Fermah’s LinkedIn updates describe developers interacting through an API while the network manages matching, pricing, and failover, targeting universal proof generation across proof systems, chains, and virtual machines. This middleware-style positioning suggests potential to become a standard layer in the ZK stack, though the company has yet to disclose detailed metrics on scalability, customer mix, or pricing models.

On the product side, founder Vanishree Rao led a “Prediction 2.0” AMA that spotlighted Flashcast Social, which aims to enable instant market creation from social media activity with a heavy focus on the resolution layer. Fermah also pointed to a live proof market with paying customers, growing prover-node participation, and active ZK workloads, signaling a transition from concept to early commercial deployment.

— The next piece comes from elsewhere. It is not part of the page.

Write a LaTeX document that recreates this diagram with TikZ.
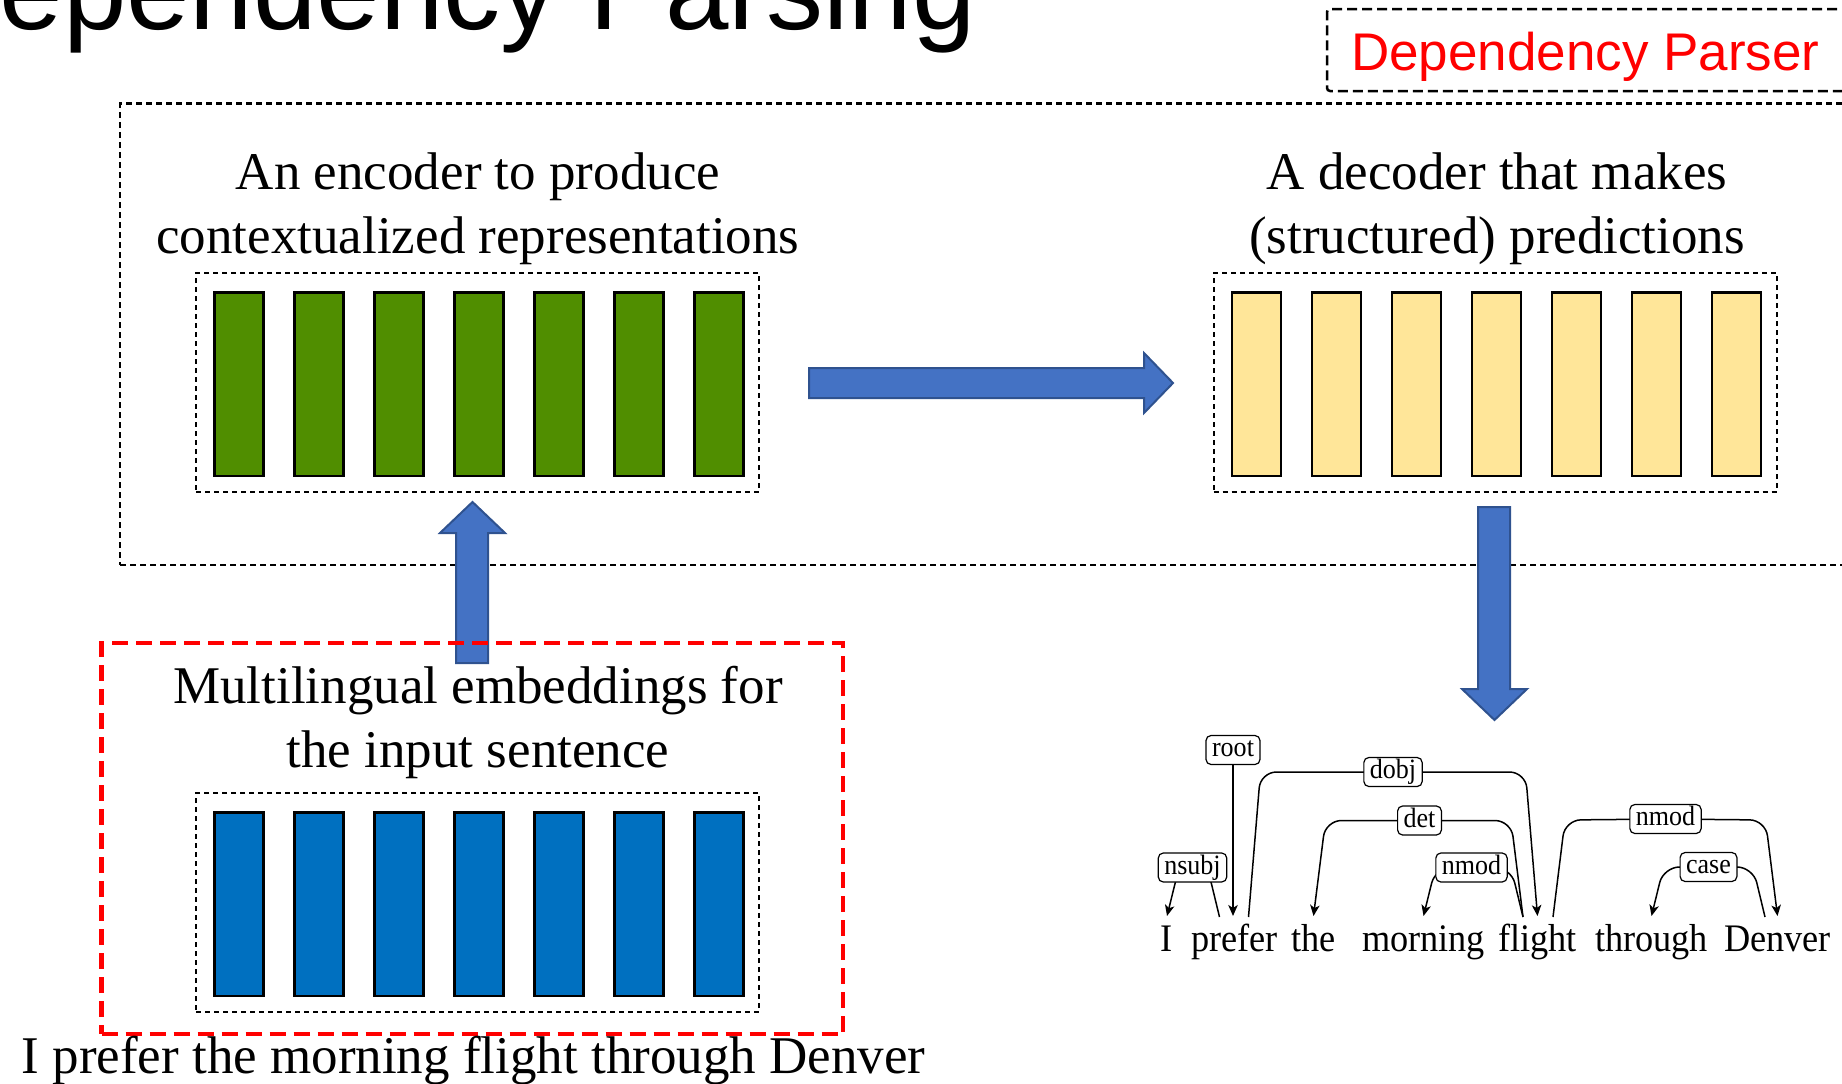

The company detailed a workflow execution engine supporting its offerings and stressed proof system upgradability as a core architectural principle rather than a simple feature. An upcoming Wave 4 of Flashcast Social and a broader “ZK Stack” content series are intended to clarify its roadmap and technical differentiation, and, if successfully executed, could reinforce Fermah’s position in decentralized prediction, verification, and ZK infrastructure.

Overall, the week underscored Fermah’s push to define itself as a foundational, decentralized infrastructure layer for ZK applications and prediction markets, with early mainnet traction but significant execution and competitive challenges still ahead.